> **DIRECTIVE**: Each line containing the word "diagram" should be found and copied.

> **PROVIDED RECORDS**:
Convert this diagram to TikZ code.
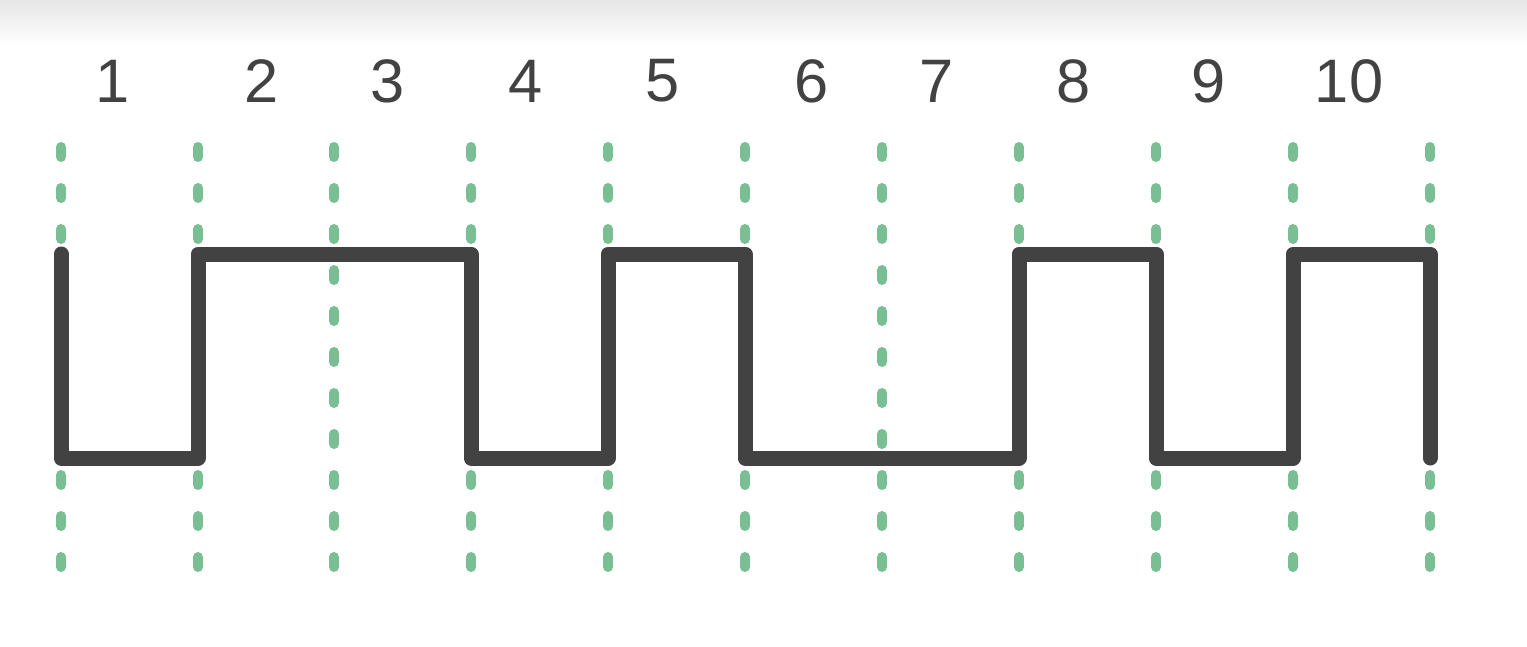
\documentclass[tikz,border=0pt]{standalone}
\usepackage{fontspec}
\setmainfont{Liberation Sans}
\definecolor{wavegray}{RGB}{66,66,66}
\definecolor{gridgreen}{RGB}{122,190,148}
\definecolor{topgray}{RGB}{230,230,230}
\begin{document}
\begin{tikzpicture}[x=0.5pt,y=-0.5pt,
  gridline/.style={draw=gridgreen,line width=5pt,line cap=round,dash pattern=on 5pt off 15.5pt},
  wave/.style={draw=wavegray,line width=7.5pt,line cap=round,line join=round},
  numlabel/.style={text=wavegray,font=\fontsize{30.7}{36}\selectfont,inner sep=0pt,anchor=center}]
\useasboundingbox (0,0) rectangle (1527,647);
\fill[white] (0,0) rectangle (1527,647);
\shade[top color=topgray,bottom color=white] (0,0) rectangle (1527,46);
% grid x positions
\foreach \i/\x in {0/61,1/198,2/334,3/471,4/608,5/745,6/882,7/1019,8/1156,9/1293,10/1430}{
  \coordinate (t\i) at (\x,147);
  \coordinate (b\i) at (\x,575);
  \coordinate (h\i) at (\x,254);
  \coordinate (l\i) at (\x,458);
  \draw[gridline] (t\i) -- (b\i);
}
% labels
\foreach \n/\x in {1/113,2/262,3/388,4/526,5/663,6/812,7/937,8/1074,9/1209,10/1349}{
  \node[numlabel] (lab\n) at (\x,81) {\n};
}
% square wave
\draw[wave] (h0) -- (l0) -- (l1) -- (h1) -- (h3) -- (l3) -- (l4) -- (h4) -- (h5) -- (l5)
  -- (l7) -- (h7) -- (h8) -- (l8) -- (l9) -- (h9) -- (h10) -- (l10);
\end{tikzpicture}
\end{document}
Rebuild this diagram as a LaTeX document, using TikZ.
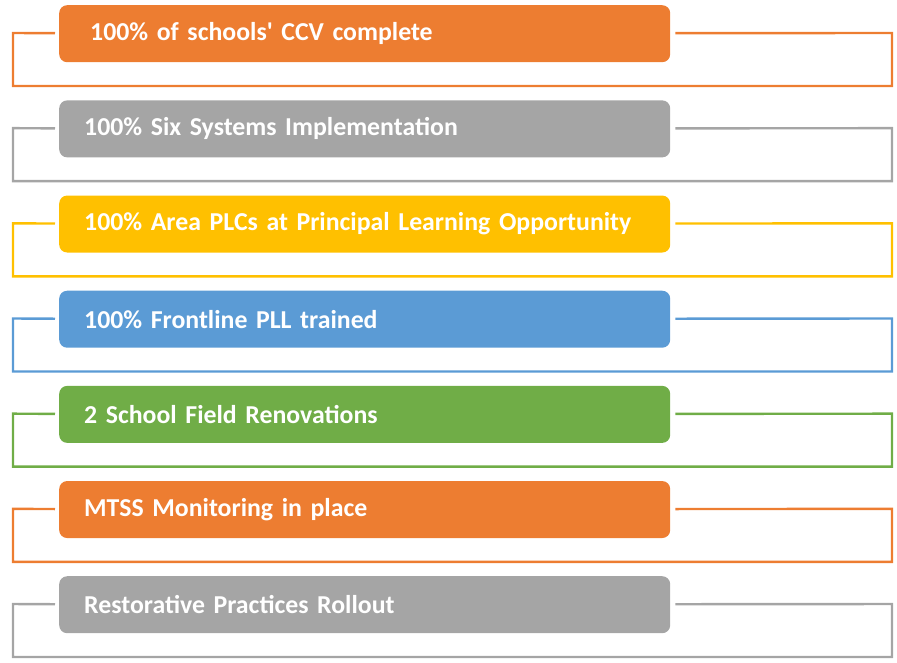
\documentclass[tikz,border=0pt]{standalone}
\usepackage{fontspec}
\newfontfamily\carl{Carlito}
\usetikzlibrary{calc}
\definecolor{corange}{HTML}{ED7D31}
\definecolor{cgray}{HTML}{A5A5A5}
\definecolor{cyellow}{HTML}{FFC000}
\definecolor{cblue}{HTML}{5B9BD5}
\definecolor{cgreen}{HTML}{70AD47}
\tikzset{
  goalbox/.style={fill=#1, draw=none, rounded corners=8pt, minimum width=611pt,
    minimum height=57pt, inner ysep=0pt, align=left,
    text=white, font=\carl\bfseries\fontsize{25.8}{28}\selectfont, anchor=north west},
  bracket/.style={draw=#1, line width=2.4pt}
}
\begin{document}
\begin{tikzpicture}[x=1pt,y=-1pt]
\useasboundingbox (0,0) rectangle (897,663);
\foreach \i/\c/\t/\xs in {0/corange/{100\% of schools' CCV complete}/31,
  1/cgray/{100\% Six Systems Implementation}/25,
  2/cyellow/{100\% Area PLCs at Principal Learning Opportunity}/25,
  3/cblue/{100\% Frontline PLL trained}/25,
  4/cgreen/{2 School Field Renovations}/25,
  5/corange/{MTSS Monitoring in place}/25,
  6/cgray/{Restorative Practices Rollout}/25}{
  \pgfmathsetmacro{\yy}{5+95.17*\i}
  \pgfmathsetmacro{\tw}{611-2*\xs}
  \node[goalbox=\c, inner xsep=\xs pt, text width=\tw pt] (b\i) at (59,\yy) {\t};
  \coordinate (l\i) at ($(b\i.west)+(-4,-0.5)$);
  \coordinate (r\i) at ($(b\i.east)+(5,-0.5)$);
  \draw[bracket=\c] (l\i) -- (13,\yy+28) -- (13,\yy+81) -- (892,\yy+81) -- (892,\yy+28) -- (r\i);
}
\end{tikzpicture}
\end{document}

...

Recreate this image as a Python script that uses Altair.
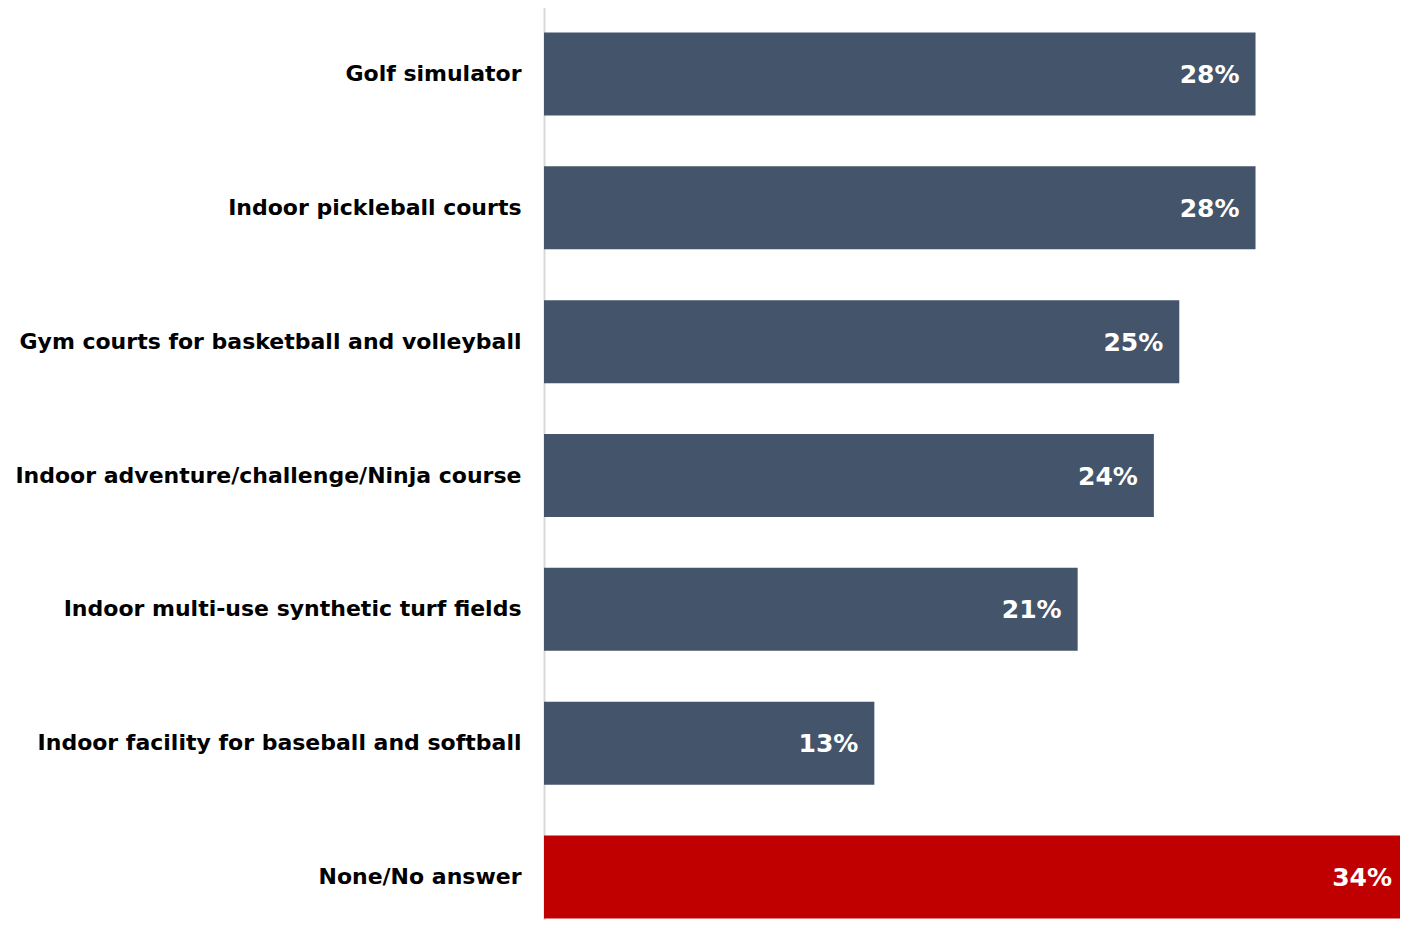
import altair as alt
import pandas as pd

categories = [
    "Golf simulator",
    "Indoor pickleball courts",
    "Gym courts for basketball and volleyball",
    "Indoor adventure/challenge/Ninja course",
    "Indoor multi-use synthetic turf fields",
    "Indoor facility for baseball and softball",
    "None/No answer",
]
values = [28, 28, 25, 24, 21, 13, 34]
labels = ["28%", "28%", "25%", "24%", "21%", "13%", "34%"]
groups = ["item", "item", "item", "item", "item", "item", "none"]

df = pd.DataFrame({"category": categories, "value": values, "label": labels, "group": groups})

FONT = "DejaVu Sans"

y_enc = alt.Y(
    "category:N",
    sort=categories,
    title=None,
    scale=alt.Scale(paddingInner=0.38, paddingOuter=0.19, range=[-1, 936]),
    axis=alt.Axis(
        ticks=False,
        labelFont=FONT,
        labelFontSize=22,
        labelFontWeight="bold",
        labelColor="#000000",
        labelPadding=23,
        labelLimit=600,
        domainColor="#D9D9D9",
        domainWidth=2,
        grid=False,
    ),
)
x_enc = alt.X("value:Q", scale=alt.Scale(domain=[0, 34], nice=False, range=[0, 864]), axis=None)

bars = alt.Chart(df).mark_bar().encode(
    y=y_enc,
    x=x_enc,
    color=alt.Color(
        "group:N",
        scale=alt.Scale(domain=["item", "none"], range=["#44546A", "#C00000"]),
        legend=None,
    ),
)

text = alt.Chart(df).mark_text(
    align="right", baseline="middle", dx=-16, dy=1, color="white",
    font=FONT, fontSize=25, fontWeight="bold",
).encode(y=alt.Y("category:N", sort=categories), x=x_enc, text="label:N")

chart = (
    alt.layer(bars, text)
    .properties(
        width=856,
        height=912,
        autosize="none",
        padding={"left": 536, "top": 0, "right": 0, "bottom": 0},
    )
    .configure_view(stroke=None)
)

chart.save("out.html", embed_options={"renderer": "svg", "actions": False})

> **RESULT FOR THIS TASK**:
Convert this diagram to TikZ code.
Rebuild this diagram as a LaTeX document, using TikZ.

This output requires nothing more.